CHAPTER SEVEN

WOODBRIDGE, VIRGINIA
JULY 13 2:25 A.M. EDT

A careful man is more likely to remain alive.

Cal Lowbridge was fastidious. He always carried a firearm, sometimes two, wherever he went. He carried his firearms hot but made sure to always safely lock away any weapons he wasn’t using, magazine out, no round in the chamber.

Lowbridge was always checking his surroundings, his head seemingly on a perpetual swivel. Little escaped his attention. He rarely took the same route to a destination and constantly checked his rear- and side-view mirrors. Before parking his car, he circled the block at least once, sometimes doubling back twice to see if he was being followed. He never parked his car in the same spot and never near thick foliage. Both of his personal vehicles had remote keyless ignitions.

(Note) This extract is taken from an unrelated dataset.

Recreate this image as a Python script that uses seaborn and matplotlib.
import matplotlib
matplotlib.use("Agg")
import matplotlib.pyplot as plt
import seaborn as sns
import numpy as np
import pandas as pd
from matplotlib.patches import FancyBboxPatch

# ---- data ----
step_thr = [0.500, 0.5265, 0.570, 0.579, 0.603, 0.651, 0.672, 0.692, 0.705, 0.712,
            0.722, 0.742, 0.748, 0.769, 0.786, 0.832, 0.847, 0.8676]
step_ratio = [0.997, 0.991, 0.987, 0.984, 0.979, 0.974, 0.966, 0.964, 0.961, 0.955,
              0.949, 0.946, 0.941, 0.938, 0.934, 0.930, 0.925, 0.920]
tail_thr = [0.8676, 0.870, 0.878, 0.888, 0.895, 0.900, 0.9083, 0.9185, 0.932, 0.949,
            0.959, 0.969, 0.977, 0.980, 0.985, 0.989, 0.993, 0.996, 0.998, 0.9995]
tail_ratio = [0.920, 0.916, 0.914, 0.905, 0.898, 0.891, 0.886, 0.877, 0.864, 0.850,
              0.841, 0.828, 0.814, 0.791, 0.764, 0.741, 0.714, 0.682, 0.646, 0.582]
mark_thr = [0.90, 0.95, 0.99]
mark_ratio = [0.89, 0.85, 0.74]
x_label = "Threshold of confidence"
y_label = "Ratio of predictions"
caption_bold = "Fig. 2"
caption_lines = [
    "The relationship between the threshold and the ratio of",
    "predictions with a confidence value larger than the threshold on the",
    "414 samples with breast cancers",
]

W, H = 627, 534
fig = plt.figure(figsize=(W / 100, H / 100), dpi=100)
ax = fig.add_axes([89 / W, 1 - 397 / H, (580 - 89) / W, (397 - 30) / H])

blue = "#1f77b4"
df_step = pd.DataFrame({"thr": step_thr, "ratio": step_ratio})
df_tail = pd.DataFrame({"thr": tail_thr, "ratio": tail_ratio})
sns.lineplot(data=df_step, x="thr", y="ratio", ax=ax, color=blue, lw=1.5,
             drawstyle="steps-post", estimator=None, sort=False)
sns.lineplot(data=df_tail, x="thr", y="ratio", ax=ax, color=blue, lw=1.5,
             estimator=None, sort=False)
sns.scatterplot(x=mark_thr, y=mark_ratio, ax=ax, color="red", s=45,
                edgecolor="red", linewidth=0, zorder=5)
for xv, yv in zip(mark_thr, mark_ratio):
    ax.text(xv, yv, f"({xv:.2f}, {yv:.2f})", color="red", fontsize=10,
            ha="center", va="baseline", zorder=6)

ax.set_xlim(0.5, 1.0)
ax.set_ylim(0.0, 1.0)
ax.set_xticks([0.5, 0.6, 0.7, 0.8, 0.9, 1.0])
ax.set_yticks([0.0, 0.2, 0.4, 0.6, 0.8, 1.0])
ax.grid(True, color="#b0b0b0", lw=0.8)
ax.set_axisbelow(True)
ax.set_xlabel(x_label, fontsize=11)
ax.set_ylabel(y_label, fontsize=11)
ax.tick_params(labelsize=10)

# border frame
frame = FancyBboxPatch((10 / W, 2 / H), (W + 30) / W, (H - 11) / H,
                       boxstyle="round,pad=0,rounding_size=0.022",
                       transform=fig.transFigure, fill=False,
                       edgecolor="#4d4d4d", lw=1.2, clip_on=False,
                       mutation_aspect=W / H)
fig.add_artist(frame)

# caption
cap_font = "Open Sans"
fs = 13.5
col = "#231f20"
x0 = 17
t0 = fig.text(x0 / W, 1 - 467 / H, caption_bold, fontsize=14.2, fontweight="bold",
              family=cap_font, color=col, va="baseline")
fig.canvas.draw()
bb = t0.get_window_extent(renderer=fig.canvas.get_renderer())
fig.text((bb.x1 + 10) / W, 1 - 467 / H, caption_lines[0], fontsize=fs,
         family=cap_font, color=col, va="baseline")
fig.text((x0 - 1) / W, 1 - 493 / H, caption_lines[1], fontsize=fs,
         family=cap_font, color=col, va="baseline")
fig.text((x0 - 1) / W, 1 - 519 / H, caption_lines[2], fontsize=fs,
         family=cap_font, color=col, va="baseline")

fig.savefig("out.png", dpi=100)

His apartment was protected by a cutting-edge security system installed by a civilian contractor who had once worked in the same capacity for the FBI. Best of all, he had Loki, his agile Doberman, who seemed to have bionic ears and treated nearly everyone but Lowbridge as a mortal threat.

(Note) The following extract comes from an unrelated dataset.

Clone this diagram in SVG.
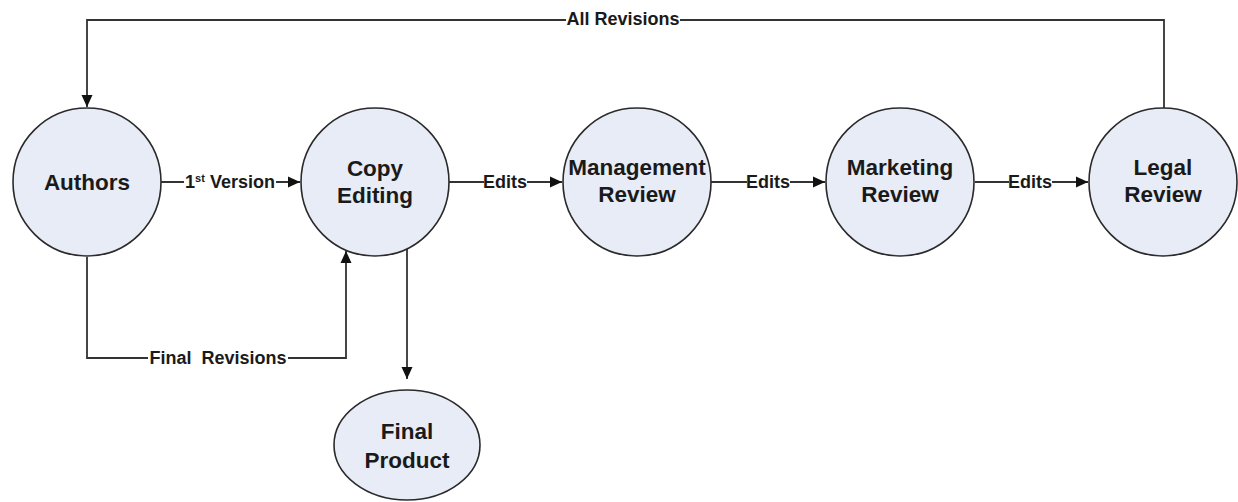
<svg xmlns="http://www.w3.org/2000/svg" width="1238" height="502" viewBox="0 0 1238 502">
<defs>
<marker id="arr" viewBox="0 0 12 12" refX="12" refY="6" markerWidth="12" markerHeight="12" markerUnits="userSpaceOnUse" orient="auto">
<path d="M0,0.5 L12,6 L0,11.5 Z" fill="#111"/>
</marker>
<style>
.node{fill:#e8ecf6;stroke:#2a2a2a;stroke-width:1.6}
.nt{font-family:"Liberation Sans",Arial,sans-serif;font-weight:bold;font-size:22.5px;fill:#1a1a1a;text-anchor:middle}
.ln{fill:none;stroke:#333;stroke-width:1.8}
.lbl{font-family:"Liberation Sans",Arial,sans-serif;font-weight:bold;font-size:18px;fill:#1a1a1a;text-anchor:middle}
.bg{fill:#fff}
</style>
</defs>
<rect width="1238" height="502" fill="#fff"/>
<g id="connectors">
<path class="ln" d="M161,182 H300" marker-end="url(#arr)"/>
<path class="ln" d="M448,182 H562" marker-end="url(#arr)"/>
<path class="ln" d="M711,182 H825" marker-end="url(#arr)"/>
<path class="ln" d="M975,182 H1088" marker-end="url(#arr)"/>
<path class="ln" d="M1164,108 V20 H87 V107" marker-end="url(#arr)"/>
<path class="ln" d="M87,257 V358 H346 V251" marker-end="url(#arr)"/>
<path class="ln" d="M407,249 V379" marker-end="url(#arr)"/>
<rect class="bg" x="184" y="170" width="92" height="22"/>
<text class="lbl" x="230" y="188">1<tspan font-size="11" dy="-6">st</tspan><tspan dy="6"> Version</tspan></text>
<rect class="bg" x="484" y="170" width="43" height="22"/>
<text class="lbl" x="505" y="188">Edits</text>
<rect class="bg" x="747" y="170" width="43" height="22"/>
<text class="lbl" x="768" y="188">Edits</text>
<rect class="bg" x="1009" y="170" width="43" height="22"/>
<text class="lbl" x="1030" y="188">Edits</text>
<rect class="bg" x="566" y="8" width="114" height="22"/>
<text class="lbl" x="623" y="25">All Revisions</text>
<rect class="bg" x="148" y="347" width="140" height="22"/>
<text class="lbl" x="218" y="364" xml:space="preserve">Final  Revisions</text>
</g>
<g id="authors">
<circle class="node" cx="87" cy="182" r="74"/>
<text class="nt" x="87" y="190">Authors</text>
</g>
<g id="copy-editing">
<circle class="node" cx="375" cy="182" r="74"/>
<text class="nt" x="375" y="176">Copy</text>
<text class="nt" x="375" y="203">Editing</text>
</g>
<g id="management-review">
<circle class="node" cx="637" cy="182" r="74"/>
<text class="nt" x="637" y="175">Management</text>
<text class="nt" x="637" y="202">Review</text>
</g>
<g id="marketing-review">
<circle class="node" cx="900" cy="182" r="74"/>
<text class="nt" x="900" y="175">Marketing</text>
<text class="nt" x="900" y="202">Review</text>
</g>
<g id="legal-review">
<circle class="node" cx="1163" cy="182" r="74"/>
<text class="nt" x="1163" y="175">Legal</text>
<text class="nt" x="1163" y="202">Review</text>
</g>
<g id="final-product">
<ellipse class="node" cx="407" cy="445" rx="73" ry="55"/>
<text class="nt" x="407" y="439">Final</text>
<text class="nt" x="407" y="468">Product</text>
</g>
</svg>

Lowbridge was a celebrated insomniac. That in itself didn’t present much of a problem, except that wherever he was detailed he was always being volunteered for first watch. Like most former SEALs, he had gone without sleep for at least forty-eight hours on multiple occasions. Unlike most former SEALs, he’d begun doing so long before he’d joined the teams and continued long after he’d left.

Lowbridge’s baseline insomnia was compounded this particular night by his struggle to adjust to the time change from the preceding three days in Pakistan. Jerri, his long-suffering (as she continually reminded him) girlfriend, left the apartment at ten thirty P.M. to work the night shift as a charge nurse at Sentara Northern Virginia Medical Center. He watched a movie, read parts of two opaque novels, and cleaned Jerri’s fish tank after she left. He was wide-awake at two thirty A.M. with no prospect of sleep on the horizon.

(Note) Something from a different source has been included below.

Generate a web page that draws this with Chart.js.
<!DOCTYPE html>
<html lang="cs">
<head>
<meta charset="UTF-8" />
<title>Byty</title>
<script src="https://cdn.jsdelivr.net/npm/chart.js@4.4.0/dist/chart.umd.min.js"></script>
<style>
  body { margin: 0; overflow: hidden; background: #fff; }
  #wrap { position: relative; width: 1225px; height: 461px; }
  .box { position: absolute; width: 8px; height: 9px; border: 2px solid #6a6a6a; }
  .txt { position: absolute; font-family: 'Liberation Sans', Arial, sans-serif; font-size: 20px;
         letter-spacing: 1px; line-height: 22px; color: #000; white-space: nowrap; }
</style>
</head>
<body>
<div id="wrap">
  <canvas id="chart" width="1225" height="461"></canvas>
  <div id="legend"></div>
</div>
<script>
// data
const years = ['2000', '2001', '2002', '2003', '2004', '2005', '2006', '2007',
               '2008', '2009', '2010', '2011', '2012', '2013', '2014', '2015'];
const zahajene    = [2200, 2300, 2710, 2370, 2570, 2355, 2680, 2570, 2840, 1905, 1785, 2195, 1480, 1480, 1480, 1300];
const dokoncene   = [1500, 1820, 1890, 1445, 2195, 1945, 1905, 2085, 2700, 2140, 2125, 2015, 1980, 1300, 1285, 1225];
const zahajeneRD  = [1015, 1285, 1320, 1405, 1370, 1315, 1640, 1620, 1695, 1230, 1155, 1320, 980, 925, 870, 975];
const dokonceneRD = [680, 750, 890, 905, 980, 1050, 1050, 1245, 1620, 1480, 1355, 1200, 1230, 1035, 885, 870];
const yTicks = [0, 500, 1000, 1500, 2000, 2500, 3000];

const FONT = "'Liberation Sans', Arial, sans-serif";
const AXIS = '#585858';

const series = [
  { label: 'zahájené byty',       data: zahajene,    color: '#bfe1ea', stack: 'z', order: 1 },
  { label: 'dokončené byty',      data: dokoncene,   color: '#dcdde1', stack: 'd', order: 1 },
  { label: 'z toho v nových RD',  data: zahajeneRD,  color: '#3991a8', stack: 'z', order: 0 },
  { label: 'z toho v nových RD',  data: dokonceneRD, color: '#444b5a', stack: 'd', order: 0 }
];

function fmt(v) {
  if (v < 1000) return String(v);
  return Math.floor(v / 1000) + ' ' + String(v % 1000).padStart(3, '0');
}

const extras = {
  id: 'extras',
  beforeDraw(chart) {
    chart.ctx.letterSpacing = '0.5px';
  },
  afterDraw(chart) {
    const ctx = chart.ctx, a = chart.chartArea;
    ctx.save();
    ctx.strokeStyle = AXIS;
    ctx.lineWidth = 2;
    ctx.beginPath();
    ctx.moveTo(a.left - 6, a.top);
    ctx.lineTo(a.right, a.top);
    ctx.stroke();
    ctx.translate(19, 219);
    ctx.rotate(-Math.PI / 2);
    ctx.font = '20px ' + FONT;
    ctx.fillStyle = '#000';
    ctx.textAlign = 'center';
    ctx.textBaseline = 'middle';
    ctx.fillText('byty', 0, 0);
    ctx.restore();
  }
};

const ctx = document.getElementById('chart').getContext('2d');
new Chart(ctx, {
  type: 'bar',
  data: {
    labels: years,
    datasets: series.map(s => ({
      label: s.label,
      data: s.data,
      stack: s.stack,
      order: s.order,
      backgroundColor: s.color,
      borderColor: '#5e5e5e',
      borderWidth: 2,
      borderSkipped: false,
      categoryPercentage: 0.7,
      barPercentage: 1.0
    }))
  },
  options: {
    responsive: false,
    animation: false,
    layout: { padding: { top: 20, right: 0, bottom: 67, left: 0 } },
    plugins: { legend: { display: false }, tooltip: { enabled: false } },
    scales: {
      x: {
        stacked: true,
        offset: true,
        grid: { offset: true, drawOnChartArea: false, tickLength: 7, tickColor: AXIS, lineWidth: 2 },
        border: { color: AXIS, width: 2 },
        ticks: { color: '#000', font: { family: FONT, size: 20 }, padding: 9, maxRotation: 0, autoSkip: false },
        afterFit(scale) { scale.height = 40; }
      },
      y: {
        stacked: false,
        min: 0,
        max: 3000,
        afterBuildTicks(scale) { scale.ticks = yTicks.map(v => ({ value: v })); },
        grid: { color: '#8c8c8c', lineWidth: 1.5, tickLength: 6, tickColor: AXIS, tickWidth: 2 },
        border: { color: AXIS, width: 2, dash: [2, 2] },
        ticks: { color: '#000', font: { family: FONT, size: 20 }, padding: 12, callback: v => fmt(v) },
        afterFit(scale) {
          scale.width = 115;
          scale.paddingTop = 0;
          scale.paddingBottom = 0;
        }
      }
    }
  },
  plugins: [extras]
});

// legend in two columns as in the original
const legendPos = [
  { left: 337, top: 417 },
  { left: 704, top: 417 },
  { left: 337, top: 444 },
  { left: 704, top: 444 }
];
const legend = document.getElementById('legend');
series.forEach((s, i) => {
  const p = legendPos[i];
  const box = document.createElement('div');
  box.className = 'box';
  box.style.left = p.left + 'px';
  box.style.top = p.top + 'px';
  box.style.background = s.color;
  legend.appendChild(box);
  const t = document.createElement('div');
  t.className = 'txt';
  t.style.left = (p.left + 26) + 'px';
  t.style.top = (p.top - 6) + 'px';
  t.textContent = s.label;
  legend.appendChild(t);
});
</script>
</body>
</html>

Fortunately, Loki seemed to share his master’s affliction and was pleased to accompany him on a walk through the neighborhood. Lowbridge inserted a magazine into his Beretta 92S, chambered a round, and stuck the weapon in his pocket holster. Before leaving the apartment he checked the stove, turned off all but one light, set the security alarm, and locked the door. He climbed down a flight of stairs, paused at the doorway, and looked up and down the sidewalk. He noted the locations and makes of the vehicles parked at the curb and, verifying that there was no one silhouetted along the rooftops of adjacent apartment complexes, permitted Loki to precede him out of the building.

The night was warm, humid, and still. The only sound came from the faint buzzing of an overhead streetlamp. There were just two lights on in the windows of the rows of apartment buildings lining the entire block, no pedestrians on the sidewalks, and no motorists on the street. Perfect for walking an obedient yet aggressive dog.

Lowbridge walked slowly and with a slight limp, a consequence of an exceedingly tiny but painful piece of shrapnel in his thigh, acquired during the assignment in Pakistan. Calhoun, the corpsman, had removed the offending piece of metal, disinfected the wound, and given Lowbridge an antibiotic shortly after the team’s extraction. He was given a clean bill of health upon arrival just outside Fort Belvoir for debrief and told to expect some stiffness and soreness for a while. Within a week or two he would be back to normal.

With no pedestrians, vehicles, or small animals to distract him, Loki was content to walk slowly at his master’s side. Lowbridge paused at the end of the block and contemplated which direction to proceed. He decided to go right for no other reason than Loki had already begun moving in that direction. Loki’s decision was based on his favorite oak, which he carefully inspected before marking his territory once again, part of an ongoing turf war with the seemingly incontinent black Lab that resided with his elderly owner in the duplex across the street.

Loki returned to Lowbridge’s side and the pair made another right turn onto a largely unoccupied street where several houses had been left in midconstruction due to a persistent softness in the housing market. Jerri and Lowbridge had inspected one of the houses with an eye toward financing its completion and moving in. Cal estimated he had another year, at most, in Omega. He’d lost no more than half a step, but in his business that loss could be fatal. He’d had some feelers from security firms and private military contractors. Very good money. He’d long ago begun preparing for the transition, accumulating a decent savings. Leaving the team — the camaraderie, the sense of purpose — would be hard, but Jerri’s biological clock (as she frequently reminded him) was ticking.

Loki nuzzled Lowbridge’s hand in search of some treats. Cal dug into his left pocket for a biscuit, when Loki’s ears perked and he began to emit a growl that immediately turned into a soft, plaintive yelp as a geyser of blood erupted from the top of his skull and he fell on his side. Almost simultaneously, the hot sharpness of ballistic metal pierced the left side of Lowbridge’s neck just below the jawbone. Astonished by the skill of his assassin, in the milliseconds before death the fastidious operator chastised himself for not thinking it peculiar that the neighborhood’s nocturnal insects had remained still on this warm and humid night.